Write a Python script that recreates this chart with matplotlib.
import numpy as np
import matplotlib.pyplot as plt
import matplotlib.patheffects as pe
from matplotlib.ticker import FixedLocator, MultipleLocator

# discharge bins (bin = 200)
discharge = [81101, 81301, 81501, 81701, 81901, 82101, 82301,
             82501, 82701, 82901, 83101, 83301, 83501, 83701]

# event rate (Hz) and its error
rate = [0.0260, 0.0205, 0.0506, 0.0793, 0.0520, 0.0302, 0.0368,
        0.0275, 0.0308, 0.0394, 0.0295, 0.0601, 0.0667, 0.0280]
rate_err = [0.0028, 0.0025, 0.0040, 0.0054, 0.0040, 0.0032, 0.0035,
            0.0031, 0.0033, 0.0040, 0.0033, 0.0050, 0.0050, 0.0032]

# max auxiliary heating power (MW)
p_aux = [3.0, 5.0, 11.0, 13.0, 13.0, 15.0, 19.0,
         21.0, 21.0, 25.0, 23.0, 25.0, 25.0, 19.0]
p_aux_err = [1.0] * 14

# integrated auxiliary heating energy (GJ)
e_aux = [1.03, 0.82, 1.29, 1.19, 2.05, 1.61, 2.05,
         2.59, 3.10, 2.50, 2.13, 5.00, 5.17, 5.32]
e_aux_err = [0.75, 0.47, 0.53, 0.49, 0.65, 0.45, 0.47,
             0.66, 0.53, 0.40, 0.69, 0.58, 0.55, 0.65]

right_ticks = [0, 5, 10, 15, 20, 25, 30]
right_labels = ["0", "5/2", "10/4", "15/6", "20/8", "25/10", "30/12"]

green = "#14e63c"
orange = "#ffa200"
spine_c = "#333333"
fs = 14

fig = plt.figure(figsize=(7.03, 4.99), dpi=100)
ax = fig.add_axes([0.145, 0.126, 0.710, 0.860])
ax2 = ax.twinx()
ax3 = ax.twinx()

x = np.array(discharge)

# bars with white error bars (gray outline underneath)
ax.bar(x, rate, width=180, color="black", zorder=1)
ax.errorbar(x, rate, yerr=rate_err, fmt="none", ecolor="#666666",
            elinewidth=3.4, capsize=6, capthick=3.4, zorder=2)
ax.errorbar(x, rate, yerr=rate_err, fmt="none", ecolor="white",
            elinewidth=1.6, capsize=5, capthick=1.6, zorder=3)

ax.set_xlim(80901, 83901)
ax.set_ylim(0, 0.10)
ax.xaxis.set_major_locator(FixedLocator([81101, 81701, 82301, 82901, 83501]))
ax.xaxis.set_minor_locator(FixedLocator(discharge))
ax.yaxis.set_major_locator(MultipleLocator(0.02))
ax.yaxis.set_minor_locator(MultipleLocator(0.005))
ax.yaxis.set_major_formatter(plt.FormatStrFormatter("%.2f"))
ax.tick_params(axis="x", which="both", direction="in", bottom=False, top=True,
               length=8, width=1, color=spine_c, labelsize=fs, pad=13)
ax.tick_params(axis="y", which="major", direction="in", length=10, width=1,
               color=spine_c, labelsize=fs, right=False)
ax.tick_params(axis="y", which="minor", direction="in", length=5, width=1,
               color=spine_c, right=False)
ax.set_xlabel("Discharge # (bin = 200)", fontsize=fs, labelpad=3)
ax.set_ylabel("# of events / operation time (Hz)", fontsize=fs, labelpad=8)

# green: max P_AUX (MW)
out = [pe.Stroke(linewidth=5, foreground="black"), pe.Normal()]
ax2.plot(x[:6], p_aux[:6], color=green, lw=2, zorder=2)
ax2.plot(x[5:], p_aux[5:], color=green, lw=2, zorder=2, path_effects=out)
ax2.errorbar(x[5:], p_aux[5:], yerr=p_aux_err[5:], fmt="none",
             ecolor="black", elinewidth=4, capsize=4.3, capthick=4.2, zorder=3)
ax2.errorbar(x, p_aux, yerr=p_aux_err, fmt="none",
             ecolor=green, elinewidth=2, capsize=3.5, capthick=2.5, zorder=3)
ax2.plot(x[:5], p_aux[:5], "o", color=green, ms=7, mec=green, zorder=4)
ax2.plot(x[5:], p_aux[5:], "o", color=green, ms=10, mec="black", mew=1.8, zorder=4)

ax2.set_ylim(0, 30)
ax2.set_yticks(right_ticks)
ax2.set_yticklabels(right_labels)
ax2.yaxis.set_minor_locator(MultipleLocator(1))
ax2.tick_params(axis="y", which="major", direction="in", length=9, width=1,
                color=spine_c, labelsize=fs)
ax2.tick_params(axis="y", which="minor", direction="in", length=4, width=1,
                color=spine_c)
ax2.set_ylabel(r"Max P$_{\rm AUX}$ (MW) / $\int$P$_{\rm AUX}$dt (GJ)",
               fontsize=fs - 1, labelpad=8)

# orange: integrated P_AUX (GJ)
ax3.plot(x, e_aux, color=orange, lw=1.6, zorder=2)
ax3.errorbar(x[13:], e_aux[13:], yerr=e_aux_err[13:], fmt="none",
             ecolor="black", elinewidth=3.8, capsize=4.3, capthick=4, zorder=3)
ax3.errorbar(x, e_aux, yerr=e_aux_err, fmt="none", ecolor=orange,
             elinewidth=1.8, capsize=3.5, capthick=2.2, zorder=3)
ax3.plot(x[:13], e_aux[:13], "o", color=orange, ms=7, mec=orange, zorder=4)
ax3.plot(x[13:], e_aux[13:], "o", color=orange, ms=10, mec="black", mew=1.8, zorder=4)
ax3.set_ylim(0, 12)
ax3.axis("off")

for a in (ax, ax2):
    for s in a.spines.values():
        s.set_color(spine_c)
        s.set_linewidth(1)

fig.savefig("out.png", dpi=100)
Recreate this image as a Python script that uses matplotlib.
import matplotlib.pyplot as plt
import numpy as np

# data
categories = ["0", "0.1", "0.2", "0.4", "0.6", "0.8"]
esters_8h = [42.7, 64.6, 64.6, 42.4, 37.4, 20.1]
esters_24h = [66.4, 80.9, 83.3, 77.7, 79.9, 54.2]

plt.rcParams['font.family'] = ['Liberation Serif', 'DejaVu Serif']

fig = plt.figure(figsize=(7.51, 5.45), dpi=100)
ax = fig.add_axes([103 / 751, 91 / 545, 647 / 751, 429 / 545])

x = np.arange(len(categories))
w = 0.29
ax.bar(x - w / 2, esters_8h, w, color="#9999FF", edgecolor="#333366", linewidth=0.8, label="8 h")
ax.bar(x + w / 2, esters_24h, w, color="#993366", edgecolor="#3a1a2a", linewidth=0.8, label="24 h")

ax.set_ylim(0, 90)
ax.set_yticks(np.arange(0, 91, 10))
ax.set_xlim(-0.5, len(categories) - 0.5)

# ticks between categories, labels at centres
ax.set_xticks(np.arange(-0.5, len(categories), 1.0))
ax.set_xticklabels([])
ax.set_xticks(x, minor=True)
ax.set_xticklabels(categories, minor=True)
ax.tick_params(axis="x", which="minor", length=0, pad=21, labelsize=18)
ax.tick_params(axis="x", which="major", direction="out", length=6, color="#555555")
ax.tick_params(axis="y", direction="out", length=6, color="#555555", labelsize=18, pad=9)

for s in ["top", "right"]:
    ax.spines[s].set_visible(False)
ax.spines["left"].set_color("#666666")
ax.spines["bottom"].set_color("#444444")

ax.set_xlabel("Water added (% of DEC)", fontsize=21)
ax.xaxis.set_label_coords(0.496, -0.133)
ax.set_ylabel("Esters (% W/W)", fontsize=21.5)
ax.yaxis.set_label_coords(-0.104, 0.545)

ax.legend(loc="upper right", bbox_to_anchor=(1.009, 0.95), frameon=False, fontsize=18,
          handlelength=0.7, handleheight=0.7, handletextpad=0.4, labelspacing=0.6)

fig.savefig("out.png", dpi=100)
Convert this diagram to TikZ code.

_ _ _

OBJECTIVE: Retype the entries exactly, including every line.

COMPLETE ANSWER:
Write a Python script that recreates this chart with matplotlib.
import numpy as np
import matplotlib.pyplot as plt
import matplotlib.patheffects as pe
from matplotlib.ticker import FixedLocator, MultipleLocator

# discharge bins (bin = 200)
discharge = [81101, 81301, 81501, 81701, 81901, 82101, 82301,
             82501, 82701, 82901, 83101, 83301, 83501, 83701]

# event rate (Hz) and its error
rate = [0.0260, 0.0205, 0.0506, 0.0793, 0.0520, 0.0302, 0.0368,
        0.0275, 0.0308, 0.0394, 0.0295, 0.0601, 0.0667, 0.0280]
rate_err = [0.0028, 0.0025, 0.0040, 0.0054, 0.0040, 0.0032, 0.0035,
            0.0031, 0.0033, 0.0040, 0.0033, 0.0050, 0.0050, 0.0032]

# max auxiliary heating power (MW)
p_aux = [3.0, 5.0, 11.0, 13.0, 13.0, 15.0, 19.0,
         21.0, 21.0, 25.0, 23.0, 25.0, 25.0, 19.0]
p_aux_err = [1.0] * 14

# integrated auxiliary heating energy (GJ)
e_aux = [1.03, 0.82, 1.29, 1.19, 2.05, 1.61, 2.05,
         2.59, 3.10, 2.50, 2.13, 5.00, 5.17, 5.32]
e_aux_err = [0.75, 0.47, 0.53, 0.49, 0.65, 0.45, 0.47,
             0.66, 0.53, 0.40, 0.69, 0.58, 0.55, 0.65]

right_ticks = [0, 5, 10, 15, 20, 25, 30]
right_labels = ["0", "5/2", "10/4", "15/6", "20/8", "25/10", "30/12"]

green = "#14e63c"
orange = "#ffa200"
spine_c = "#333333"
fs = 14

fig = plt.figure(figsize=(7.03, 4.99), dpi=100)
ax = fig.add_axes([0.145, 0.126, 0.710, 0.860])
ax2 = ax.twinx()
ax3 = ax.twinx()

x = np.array(discharge)

# bars with white error bars (gray outline underneath)
ax.bar(x, rate, width=180, color="black", zorder=1)
ax.errorbar(x, rate, yerr=rate_err, fmt="none", ecolor="#666666",
            elinewidth=3.4, capsize=6, capthick=3.4, zorder=2)
ax.errorbar(x, rate, yerr=rate_err, fmt="none", ecolor="white",
            elinewidth=1.6, capsize=5, capthick=1.6, zorder=3)

ax.set_xlim(80901, 83901)
ax.set_ylim(0, 0.10)
ax.xaxis.set_major_locator(FixedLocator([81101, 81701, 82301, 82901, 83501]))
ax.xaxis.set_minor_locator(FixedLocator(discharge))
ax.yaxis.set_major_locator(MultipleLocator(0.02))
ax.yaxis.set_minor_locator(MultipleLocator(0.005))
ax.yaxis.set_major_formatter(plt.FormatStrFormatter("%.2f"))
ax.tick_params(axis="x", which="both", direction="in", bottom=False, top=True,
               length=8, width=1, color=spine_c, labelsize=fs, pad=13)
ax.tick_params(axis="y", which="major", direction="in", length=10, width=1,
               color=spine_c, labelsize=fs, right=False)
ax.tick_params(axis="y", which="minor", direction="in", length=5, width=1,
               color=spine_c, right=False)
ax.set_xlabel("Discharge # (bin = 200)", fontsize=fs, labelpad=3)
ax.set_ylabel("# of events / operation time (Hz)", fontsize=fs, labelpad=8)

# green: max P_AUX (MW)
out = [pe.Stroke(linewidth=5, foreground="black"), pe.Normal()]
ax2.plot(x[:6], p_aux[:6], color=green, lw=2, zorder=2)
ax2.plot(x[5:], p_aux[5:], color=green, lw=2, zorder=2, path_effects=out)
ax2.errorbar(x[5:], p_aux[5:], yerr=p_aux_err[5:], fmt="none",
             ecolor="black", elinewidth=4, capsize=4.3, capthick=4.2, zorder=3)
ax2.errorbar(x, p_aux, yerr=p_aux_err, fmt="none",
             ecolor=green, elinewidth=2, capsize=3.5, capthick=2.5, zorder=3)
ax2.plot(x[:5], p_aux[:5], "o", color=green, ms=7, mec=green, zorder=4)
ax2.plot(x[5:], p_aux[5:], "o", color=green, ms=10, mec="black", mew=1.8, zorder=4)

ax2.set_ylim(0, 30)
ax2.set_yticks(right_ticks)
ax2.set_yticklabels(right_labels)
ax2.yaxis.set_minor_locator(MultipleLocator(1))
ax2.tick_params(axis="y", which="major", direction="in", length=9, width=1,
                color=spine_c, labelsize=fs)
ax2.tick_params(axis="y", which="minor", direction="in", length=4, width=1,
                color=spine_c)
ax2.set_ylabel(r"Max P$_{\rm AUX}$ (MW) / $\int$P$_{\rm AUX}$dt (GJ)",
               fontsize=fs - 1, labelpad=8)

# orange: integrated P_AUX (GJ)
ax3.plot(x, e_aux, color=orange, lw=1.6, zorder=2)
ax3.errorbar(x[13:], e_aux[13:], yerr=e_aux_err[13:], fmt="none",
             ecolor="black", elinewidth=3.8, capsize=4.3, capthick=4, zorder=3)
ax3.errorbar(x, e_aux, yerr=e_aux_err, fmt="none", ecolor=orange,
             elinewidth=1.8, capsize=3.5, capthick=2.2, zorder=3)
ax3.plot(x[:13], e_aux[:13], "o", color=orange, ms=7, mec=orange, zorder=4)
ax3.plot(x[13:], e_aux[13:], "o", color=orange, ms=10, mec="black", mew=1.8, zorder=4)
ax3.set_ylim(0, 12)
ax3.axis("off")

for a in (ax, ax2):
    for s in a.spines.values():
        s.set_color(spine_c)
        s.set_linewidth(1)

fig.savefig("out.png", dpi=100)
Recreate this image as a Python script that uses matplotlib.
import matplotlib.pyplot as plt
import numpy as np

# data
categories = ["0", "0.1", "0.2", "0.4", "0.6", "0.8"]
esters_8h = [42.7, 64.6, 64.6, 42.4, 37.4, 20.1]
esters_24h = [66.4, 80.9, 83.3, 77.7, 79.9, 54.2]

plt.rcParams['font.family'] = ['Liberation Serif', 'DejaVu Serif']

fig = plt.figure(figsize=(7.51, 5.45), dpi=100)
ax = fig.add_axes([103 / 751, 91 / 545, 647 / 751, 429 / 545])

x = np.arange(len(categories))
w = 0.29
ax.bar(x - w / 2, esters_8h, w, color="#9999FF", edgecolor="#333366", linewidth=0.8, label="8 h")
ax.bar(x + w / 2, esters_24h, w, color="#993366", edgecolor="#3a1a2a", linewidth=0.8, label="24 h")

ax.set_ylim(0, 90)
ax.set_yticks(np.arange(0, 91, 10))
ax.set_xlim(-0.5, len(categories) - 0.5)

# ticks between categories, labels at centres
ax.set_xticks(np.arange(-0.5, len(categories), 1.0))
ax.set_xticklabels([])
ax.set_xticks(x, minor=True)
ax.set_xticklabels(categories, minor=True)
ax.tick_params(axis="x", which="minor", length=0, pad=21, labelsize=18)
ax.tick_params(axis="x", which="major", direction="out", length=6, color="#555555")
ax.tick_params(axis="y", direction="out", length=6, color="#555555", labelsize=18, pad=9)

for s in ["top", "right"]:
    ax.spines[s].set_visible(False)
ax.spines["left"].set_color("#666666")
ax.spines["bottom"].set_color("#444444")

ax.set_xlabel("Water added (% of DEC)", fontsize=21)
ax.xaxis.set_label_coords(0.496, -0.133)
ax.set_ylabel("Esters (% W/W)", fontsize=21.5)
ax.yaxis.set_label_coords(-0.104, 0.545)

ax.legend(loc="upper right", bbox_to_anchor=(1.009, 0.95), frameon=False, fontsize=18,
          handlelength=0.7, handleheight=0.7, handletextpad=0.4, labelspacing=0.6)

fig.savefig("out.png", dpi=100)
Convert this diagram to TikZ code.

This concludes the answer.